Dame Esther Rantzen was born on 22 June 1940 in Berkhamsted, Hertfordshire, and is best-known for presenting the BBC television series That's Life! and for founding the charities Childline and The Silver Line.

At the start of her episode of Who Do You Think You Are?, she says that she's fascinated by the "gaps" in her family history, including a tale of a disgraced relative who fled to America.

Montague Leverson, Esther’s great grandfather, was the family’s ‘black sheep’. Born into a wealthy Anglo-Jewish family, he worked as a solicitor in London from the early 1850s, but when his clients’ money “disappeared”, so did he. An old newspaper article dated 27 March 1867 reveals that Montague was charged with fraud but absconded from the police. “This is terrible!” says an appalled Esther. “My family is not going to be pleased.”

When he scarpered, Montague left behind a wife and four children, including Esther’s grandfather. But was there a new family in America, perhaps a bigamous marriage? The Californian census for 1880 shows Montague living with a widowed woman, but no marriage record survives. Later documents reveal there was indeed a second marriage – back in England, 20 years after his first wife had died, Montague wed a woman half his age. “That wonderful, crazy old man!” says Esther. “Married at 82! Definitely a maverick.”

Returning to the UK meant risking capture by the police, but it seems Montague’s gamble paid off. He is described as “of good character and respectability” in a police report dated 1922, part of an application to regain his British citizenship. “It looks as if he got away with it,” says Esther, “and I hate to say it, but I’m rather pleased he did.”

Further research reveals that fraud was not Montague’s only misdemeanour. In 1848, aged 18, he shot and fatally wounded his father’s servant in a tragic accident. “It’s a desperate story,” says Esther. “He broke the mould, the respectability – the almost claustrophobic respectability that I thought my family was bound by.”

Esther Rantzen Who Do You Think You Are?
Montague Leverson, aged 90

Esther now turns to another family mystery – the origins of her unusual surname. Her grandfather Hyam Henry Rantzen was a wealthy stockbroker with a suitably salubrious address, but his start in life was much more humble. The son of Jewish immigrants, he was born in Spitalfields in 1873, then one of the poorest parts of London. How to explain the Rantzen’s rapid social rise?

A forgotten will reveals that a generous inheritance lifted the family out of poverty. Diamond magnate Barney Barnato, who rose from the slums to become one of 19th century’s richest men, was Esther’s 2x great uncle, and remembered the Rantzens in his will. When he died in 1897, his estate was worth the equivalent of £80 million.

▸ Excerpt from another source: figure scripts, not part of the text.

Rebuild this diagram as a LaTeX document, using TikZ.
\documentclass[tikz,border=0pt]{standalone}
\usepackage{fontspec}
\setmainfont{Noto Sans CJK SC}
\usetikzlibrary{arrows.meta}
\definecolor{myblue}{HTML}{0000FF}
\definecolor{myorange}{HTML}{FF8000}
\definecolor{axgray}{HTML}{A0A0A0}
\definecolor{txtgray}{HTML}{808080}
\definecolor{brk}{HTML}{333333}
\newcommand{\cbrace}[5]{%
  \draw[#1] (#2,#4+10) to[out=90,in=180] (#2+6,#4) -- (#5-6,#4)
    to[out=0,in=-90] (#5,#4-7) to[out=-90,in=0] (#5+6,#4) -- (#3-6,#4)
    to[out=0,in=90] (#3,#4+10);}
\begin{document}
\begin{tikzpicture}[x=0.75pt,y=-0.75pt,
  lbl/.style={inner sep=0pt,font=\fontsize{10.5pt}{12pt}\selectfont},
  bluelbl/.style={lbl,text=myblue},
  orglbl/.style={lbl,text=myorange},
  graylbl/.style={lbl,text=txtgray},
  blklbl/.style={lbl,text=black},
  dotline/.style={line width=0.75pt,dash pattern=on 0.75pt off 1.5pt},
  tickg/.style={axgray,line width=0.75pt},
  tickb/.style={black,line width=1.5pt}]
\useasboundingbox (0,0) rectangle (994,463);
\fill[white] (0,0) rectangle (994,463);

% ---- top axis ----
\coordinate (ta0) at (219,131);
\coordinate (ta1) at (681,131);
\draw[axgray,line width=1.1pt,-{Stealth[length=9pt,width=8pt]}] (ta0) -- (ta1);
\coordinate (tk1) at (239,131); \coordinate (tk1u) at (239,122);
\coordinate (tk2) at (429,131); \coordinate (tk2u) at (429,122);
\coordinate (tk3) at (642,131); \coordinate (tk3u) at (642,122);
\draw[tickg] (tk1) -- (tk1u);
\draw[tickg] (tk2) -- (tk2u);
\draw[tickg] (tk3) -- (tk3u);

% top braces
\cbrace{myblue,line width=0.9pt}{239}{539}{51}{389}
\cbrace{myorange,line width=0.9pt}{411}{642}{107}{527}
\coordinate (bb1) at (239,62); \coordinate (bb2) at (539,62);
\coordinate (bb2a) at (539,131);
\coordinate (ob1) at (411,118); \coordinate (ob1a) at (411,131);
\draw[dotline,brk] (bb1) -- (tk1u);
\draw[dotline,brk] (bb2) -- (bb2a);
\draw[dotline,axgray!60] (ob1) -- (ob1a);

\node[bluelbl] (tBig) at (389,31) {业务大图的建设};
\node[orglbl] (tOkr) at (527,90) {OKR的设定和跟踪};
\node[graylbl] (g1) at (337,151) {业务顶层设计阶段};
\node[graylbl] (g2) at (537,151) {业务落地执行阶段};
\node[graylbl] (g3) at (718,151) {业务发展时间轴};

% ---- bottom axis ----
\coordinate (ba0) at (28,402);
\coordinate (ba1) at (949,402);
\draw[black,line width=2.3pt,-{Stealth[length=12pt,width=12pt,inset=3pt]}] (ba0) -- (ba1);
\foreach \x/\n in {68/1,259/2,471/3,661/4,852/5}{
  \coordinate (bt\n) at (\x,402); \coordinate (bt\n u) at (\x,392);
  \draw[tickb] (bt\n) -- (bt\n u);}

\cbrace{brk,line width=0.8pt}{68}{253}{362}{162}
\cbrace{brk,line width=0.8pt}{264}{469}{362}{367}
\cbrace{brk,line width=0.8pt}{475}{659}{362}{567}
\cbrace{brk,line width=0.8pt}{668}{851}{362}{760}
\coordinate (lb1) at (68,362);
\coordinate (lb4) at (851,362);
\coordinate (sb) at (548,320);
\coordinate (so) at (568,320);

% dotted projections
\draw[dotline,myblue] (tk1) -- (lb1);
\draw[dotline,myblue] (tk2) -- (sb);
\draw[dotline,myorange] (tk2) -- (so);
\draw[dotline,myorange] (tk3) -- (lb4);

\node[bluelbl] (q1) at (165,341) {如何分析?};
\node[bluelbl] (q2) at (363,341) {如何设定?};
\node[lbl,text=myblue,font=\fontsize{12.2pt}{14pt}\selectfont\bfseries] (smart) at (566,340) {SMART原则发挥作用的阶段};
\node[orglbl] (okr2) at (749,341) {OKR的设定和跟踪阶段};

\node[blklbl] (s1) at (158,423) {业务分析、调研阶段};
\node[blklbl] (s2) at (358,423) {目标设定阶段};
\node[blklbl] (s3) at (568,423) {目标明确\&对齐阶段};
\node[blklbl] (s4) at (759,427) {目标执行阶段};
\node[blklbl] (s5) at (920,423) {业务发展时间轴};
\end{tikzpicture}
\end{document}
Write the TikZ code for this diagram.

Rewind four decades to the 1850s and the Rantzens were in a very different position, having just arrived in the UK from Warsaw. Wanting to know why they left their country decades before other Jews were driven out by persecution, Esther heads to Poland. There she discovers a string of family tragedies, and traces the origins of the Rantzen name all the way back to 1769.

Esther also learns about the fate of those who stayed. She visits the area where her ancestors once lived, a neighbourhood devastated by the Nazis during the Jewish uprising of 1943. “I’ve had a completely different life… because my great great grandfather took courage in both hands and made that great leap to the slums of London,” says Esther, in tears. “And meanwhile the others – just as deserving, hoping for just as much for their children and grandchildren – are all gone.”